I think it is time for me to move to the Great Basin and start a doomsday religion.








Member since:
2005-07-28
My rule with my friends is I will talk for 30 seconds in the case of an emergency or a quick informational rap.
Otherwise, drop by and visit, or e-mail.
With e-mail you get word choice, detail, and compositional detail -- a communication that is sometimes prosaic, sometimes concise, but something you can file and refer back to if you like.
In real life conversations you get the full spectrum of communicative devices - facial expressions, gestures. You aren't limited by the technological limitations of cellphones where voices cut out when the other side starts to talk, not to mention the signal problems in bridges and so forth, low battery...
Phone cuts down the middle and gives you the basest form of communication - the ums, ands, errs of conversation, with none of the humanistic benefits. They're horrible. Which is why every phone conversation I've ever overheard has ranged from banal to plainly idiotic. Get behind some yakking teenager in the supermarket and you're in for some misery.
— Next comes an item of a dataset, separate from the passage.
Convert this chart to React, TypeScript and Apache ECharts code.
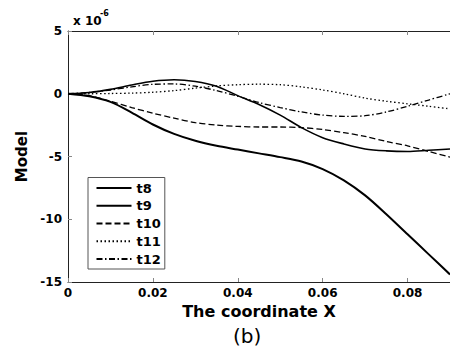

I think cell phones are fantastic as emergency devices. I despise them for every other use. I despise other people for not being able to shut up for 5 minutes. Mostly I despise people driving badly while yakking about asinine crap. Short conversations like "need directions" or "should I pick up milk" - this is where they come in handy and useful, imho.
Cell phones could have been a great thing. Instead, they're electronic drivel machines.
And Torvalds's point is probably the most important - since I'm going to turn it off anyway, because I'll talk to you *when it is damn well convenient for me to do so*, the utility is diminished. I might as well leave it in the car. When someone interrupts me to answer the phone, I find that pretty insulting, if only because (except in obvious emergency situations), I'd never do that to someone else.
People need to talk less and think more, jabber less and converse more, and we need less prattle and more discourse.
NOW GET OFF MY LAWN YOU IPHONE TOTING WEENIES. IN MY DAY, WE DIDN'T NEED BLUETOOTH AND TEXTING AND CELL PHONES.
WE'D YELL AND SCREAM FROM THE TOP OF HILLS AT EACH OTHER UNTIL OUR THROATS WENT RAW AND WE WERE COUGHING UP BLOOD AND EVEN OUR MOTHERS TIRED OF OUR VOICES, AND WE'D BE SENT OUT TO THE WOODS TO DIE LIKE ANIMALS....AND WE *LIKED* IT.